Directive: Leave out the pictures and transcribe everything else exactly.

Data block:
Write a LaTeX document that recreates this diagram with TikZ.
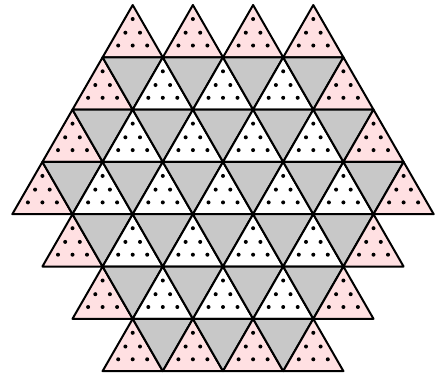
\documentclass[tikz,border=0pt]{standalone}
\definecolor{pinkfill}{RGB}{255,224,226}
\definecolor{greyfill}{RGB}{200,200,200}
\begin{document}
\begin{tikzpicture}[x=1pt,y=-1pt,
  tri/.style={draw=black,line width=2pt,line join=round},
  dotmark/.style={fill=black}]
\useasboundingbox (0,0) rectangle (437,373);
\def\s{60.2}
\def\h{52.3}
\def\cx{223}
\def\ytop{5}
\foreach \r/\n in {0/4,1/5,2/6,3/7,4/6,5/5,6/4}{
  \pgfmathsetmacro\yt{\ytop+\r*\h}
  \pgfmathtruncatemacro\last{\n-1}
  \foreach \k in {0,...,\last}{
    \pgfmathsetmacro\ax{\cx+(\k-(\n-1)/2)*\s}
    \pgfmathtruncatemacro\ispink{(\k==0)||(\k==\last)||(\r==0)||(\r==6)}
    \ifnum\ispink=1 \def\fc{pinkfill}\else\def\fc{white}\fi
    \draw[tri,fill=\fc] (\ax,\yt) -- ++(-\s/2,\h) -- ++(\s,0) -- cycle;
    \foreach \dx/\dy in {0/14,-7.3/27.7,7.3/27.7,-14.5/40.5,0/40.5,14.5/40.5}
      \fill[dotmark] (\ax+\dx,\yt+\dy) circle (2pt);
    \ifnum\r>0 \ifnum\k<\last
      \draw[tri,fill=greyfill] (\ax,\yt) -- ++(\s,0) -- ++(-\s/2,\h) -- cycle;
    \fi\fi
  }
}
\end{tikzpicture}
\end{document}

Output:
Write a LaTeX document that recreates this diagram with TikZ.
\documentclass[tikz,border=0pt]{standalone}
\definecolor{pinkfill}{RGB}{255,224,226}
\definecolor{greyfill}{RGB}{200,200,200}
\begin{document}
\begin{tikzpicture}[x=1pt,y=-1pt,
  tri/.style={draw=black,line width=2pt,line join=round},
  dotmark/.style={fill=black}]
\useasboundingbox (0,0) rectangle (437,373);
\def\s{60.2}
\def\h{52.3}
\def\cx{223}
\def\ytop{5}
\foreach \r/\n in {0/4,1/5,2/6,3/7,4/6,5/5,6/4}{
  \pgfmathsetmacro\yt{\ytop+\r*\h}
  \pgfmathtruncatemacro\last{\n-1}
  \foreach \k in {0,...,\last}{
    \pgfmathsetmacro\ax{\cx+(\k-(\n-1)/2)*\s}
    \pgfmathtruncatemacro\ispink{(\k==0)||(\k==\last)||(\r==0)||(\r==6)}
    \ifnum\ispink=1 \def\fc{pinkfill}\else\def\fc{white}\fi
    \draw[tri,fill=\fc] (\ax,\yt) -- ++(-\s/2,\h) -- ++(\s,0) -- cycle;
    \foreach \dx/\dy in {0/14,-7.3/27.7,7.3/27.7,-14.5/40.5,0/40.5,14.5/40.5}
      \fill[dotmark] (\ax+\dx,\yt+\dy) circle (2pt);
    \ifnum\r>0 \ifnum\k<\last
      \draw[tri,fill=greyfill] (\ax,\yt) -- ++(\s,0) -- ++(-\s/2,\h) -- cycle;
    \fi\fi
  }
}
\end{tikzpicture}
\end{document}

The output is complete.